Comment What will the news orgs pay out? (Score 3, Interesting) 172

Journalism is almost entirely taking "snippets" from other people in the form of quotes and information and compiling them into a story, so I must assume the newspapers will also be paying out royalties on their articles to anyone they interview, mention, or quote (including when they search for comments on twitter and facebook as they like to do now).

Comment Re:Better go arrest Google execs (Score 1) 110

"Intent" is difficult to demonstrate given that it lives in the minds of the accused. The website itself is based on content-agnostic algorithms. I'm sure it's true that it has a higher percentage of illicit use than google does, but that's probably true of Tor and VPN services as well. Would we be comfortable shutting those down on the same justification?

Personally, I find it hard to find any "good intent" behind hosting, e.g., The Anarchists Cookbook. But it's well-established that that doing so is protected speech. Is pointing people to IPs where they can request to receive copyrighted bits of information more insidious than pointing people to how they can make a pipebomb?

I am fine with shutting down criminally entrenched websites and prosecuting the persons involved.
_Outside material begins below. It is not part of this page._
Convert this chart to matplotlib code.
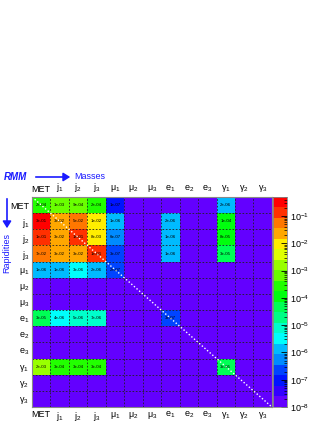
import colorsys
import numpy as np
import matplotlib
matplotlib.use("Agg")
import matplotlib.pyplot as plt
from matplotlib.colors import ListedColormap, LogNorm
from matplotlib.ticker import LogLocator, NullFormatter

plt.rcParams['font.family'] = ['Liberation Sans', 'DejaVu Sans']
plt.rcParams['mathtext.fontset'] = 'custom'
plt.rcParams['mathtext.rm'] = 'Liberation Sans'
plt.rcParams['mathtext.it'] = 'Liberation Sans:italic'

# objects of the rapidity-mass matrix
names = ["MET", "j1", "j2", "j3", "mu1", "mu2", "mu3",
         "e1", "e2", "e3", "g1", "g2", "g3"]
tick_labels = ["MET", r"$\mathrm{j}_1$", r"$\mathrm{j}_2$", r"$\mathrm{j}_3$",
               r"$\mathrm{μ}_1$", r"$\mathrm{μ}_2$", r"$\mathrm{μ}_3$",
               r"$\mathrm{e}_1$", r"$\mathrm{e}_2$", r"$\mathrm{e}_3$",
               r"$\mathrm{γ}_1$", r"$\mathrm{γ}_2$", r"$\mathrm{γ}_3$"]

# non-zero cells, one dict per row (column name -> value)
row_MET = {"MET": 2e-4, "j1": 1e-3, "j2": 9e-4, "j3": 2e-4, "mu1": 1e-7, "g1": 2e-6}
row_j1 = {"MET": 3e-1, "j1": 3e-2, "j2": 5e-2, "j3": 1e-2, "mu1": 1e-6, "e1": 2e-6, "g1": 1e-4}
row_j2 = {"MET": 1e-1, "j1": 3e-2, "j2": 1e-1, "j3": 8e-3, "mu1": 6e-7, "e1": 1e-6, "g1": 8e-5}
row_j3 = {"MET": 7e-2, "j1": 3e-2, "j2": 3e-2, "j3": 1e-1, "mu1": 3e-7, "e1": 1e-6, "g1": 3e-5}
row_mu1 = {"MET": 1e-6, "j1": 1e-6, "j2": 3e-6, "j3": 2e-6, "mu1": 2e-7}
row_e1 = {"MET": 3e-5, "j1": 4e-6, "j2": 5e-6, "j3": 7e-6, "e1": 3e-7}
row_g1 = {"MET": 2e-3, "j1": 3e-4, "j2": 3e-4, "j3": 3e-4, "g1": 3e-5}

rows = {"MET": row_MET, "j1": row_j1, "j2": row_j2, "j3": row_j3,
        "mu1": row_mu1, "e1": row_e1, "g1": row_g1}

zmin, zmax = 1e-8, 0.5

n = len(names)
matrix = np.zeros((n, n))
for r, cells in rows.items():
    for c, v in cells.items():
        matrix[names.index(r), names.index(c)] = v

# old ROOT "pretty palette" (HLS violet -> red), 20 contour levels
pretty = []
for i in range(49):
    hue = 280 - (i + 1) * (280 / 50)
    pretty.append(colorsys.hls_to_rgb(hue / 360, 0.5, 1.0))
pretty.append((1.0, 0.0, 0.0))
ncont = 20
cols = [pretty[min(int((k + 0.99) * 50 / ncont), 49)] for k in range(ncont)]
cmap = ListedColormap(cols)

fig = plt.figure(figsize=(3.32, 4.30), dpi=100)
ax = fig.add_axes([0.0964, 0.0535, 0.7226, 0.4884])
cax = fig.add_axes([0.822, 0.0535, 0.043, 0.4884])

shown = np.where(matrix > 0, matrix, zmin)
mesh = ax.pcolormesh(np.arange(n + 1), np.arange(n + 1), shown,
                     cmap=cmap, norm=LogNorm(vmin=zmin, vmax=zmax))
ax.set_xlim(0, n)
ax.set_ylim(n, 0)

# grid
for k in range(1, n):
    ax.axvline(k, color='#222222', lw=0.6, ls=(0, (2, 2)))
    ax.axhline(k, color='#222222', lw=0.6, ls=(0, (2, 2)))

# diagonal
ax.plot([0, n], [0, n], color='white', lw=1.0, ls=(0, (1, 1.5)))

# values in cells
for i in range(n):
    for j in range(n):
        if matrix[i, j] > 0:
            ax.text(j + 0.5, i + 0.5, f"{matrix[i, j]:.0e}", ha='center',
                    va='center', fontsize=3.2, color='black')

centers = np.arange(n) + 0.5
ax.set_xticks(centers)
ax.set_xticklabels(tick_labels, fontsize=6.5)
ax.set_yticks(centers)
ax.set_yticklabels(tick_labels, fontsize=6.5)
ax.tick_params(length=0, pad=2, labeltop=True, labelbottom=True)
ax.tick_params(axis='x', which='both', bottom=False, top=False)
for lab in ax.get_xticklabels(which='major'):
    pass
for s in ax.spines.values():
    s.set_color('#888888')
    s.set_linewidth(0.8)

cb = fig.colorbar(mesh, cax=cax)
cb.outline.set_edgecolor('#888888')
cb.outline.set_linewidth(0.6)
cb.set_ticks([10.0 ** -k for k in range(1, 9)])
cb.ax.yaxis.set_minor_locator(LogLocator(base=10, subs=np.arange(2, 10)))
cb.ax.yaxis.set_minor_formatter(NullFormatter())
cb.ax.tick_params(which='major', labelsize=6.5, direction='in', length=4,
                  width=0.6, pad=2)
cb.ax.tick_params(which='minor', direction='in', length=2, width=0.5)

# RMM header
blue = '#1a1aff'
yh = 1 - 177 / 430
fig.text(0.012, yh, "RMM", color=blue, fontsize=7, fontweight='bold',
         fontstyle='italic', va='center', ha='left')
fig.add_artist(matplotlib.patches.FancyArrowPatch(
    (33 / 332, yh), (73 / 332, yh),
    transform=fig.transFigure, arrowstyle='-|>,head_length=4,head_width=2.5',
    color=blue, lw=1.2))
fig.text(74 / 332, yh, "Masses", color=blue, fontsize=6.5,
         va='center', ha='left')
fig.add_artist(matplotlib.patches.FancyArrowPatch(
    (7 / 332, 1 - 196 / 430), (7 / 332, 1 - 231 / 430),
    transform=fig.transFigure, arrowstyle='-|>,head_length=4,head_width=2.5',
    color=blue, lw=1.2))
fig.text(7 / 332, 1 - 253 / 430, "Rapidities", color=blue, fontsize=6.5,
         rotation=90, va='center', ha='center')

fig.savefig("out.png", dpi=100)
But the free speech protections we are promised in the US are quite broad and in almost all cases we refuse to risk weakening that simply to avoid the possibility of mischief. If Google can deliver 10% questionable content under that protection then I think someone who delivers 90% questionable content must be protected as well. I don't see how the fundamental nature of the right could change simply because we get more day-to-day value out of google.

We could enforce the law by, you know, going after the people actually breaking copyright by uploading and downloading copyrighted material.

Comment Re:We're All Dying (Score 2) 515

I represent someone in that demographic from a small engineering school. Among my admittedly non-mainstream group of friends I'd guess at least half know what KDE is. I'm not sure how many actually use it vs. GNOME, but it's common for them to have a Linux or Mac laptop. Laptops have become work devices -- they're what you take to project and study groups. *nix works great for that, and easy to get everyone using the same software (within a college student's budget, no less). I'm sure other places are different, but one anecdote deserves another.

Comment Re:Since neither is getting elected (Score 2) 264

This overlooks that A, B, and C are competitively selected, actively maneuvering to win, and influenced by previous results.

E.g., if B is slated to lose because C is attracting more liberal voters, B is likely to move left in order to capture those voters. Or if B2012 wasn't left enough B2016 may be someone more of that bent. Also, a disliked presidential candidate tends to depress the party's congressional holdings, which makes it more difficult to enact their agenda, and tends to setup a win for the opposing candidate in the next term.

Furthermore, in democracies votes don't merely decide outcomes, they legitimize them. If 100% of the population votes and 90% vote for Hitler because the alternative is Stalin, at that point he basically has a mandate. If only 5% of the population votes and 90% votes for Hitler, I would say an uprising is well within bounds.

Voting your conscience may not net you specific near term outcomes that you desire. But in the long run your vote is a commodity politicians value and they will shape their policies to obtain it. Unless, of course, they can obtain it some other way, such as simply by pointing out their opponent is on the left/right side. If you're going to lock in on that, then you've already spent your opinion as far as they're concerned. The only way to control politicians is to be completely willing to withhold the thing they need and value -- victory. If you let the parties blackmail *you* with outcomes, then they are the ones in control, and that will be obvious by the fact the people are only given choices (Hillary/Trump) that a sound majority of them dislike.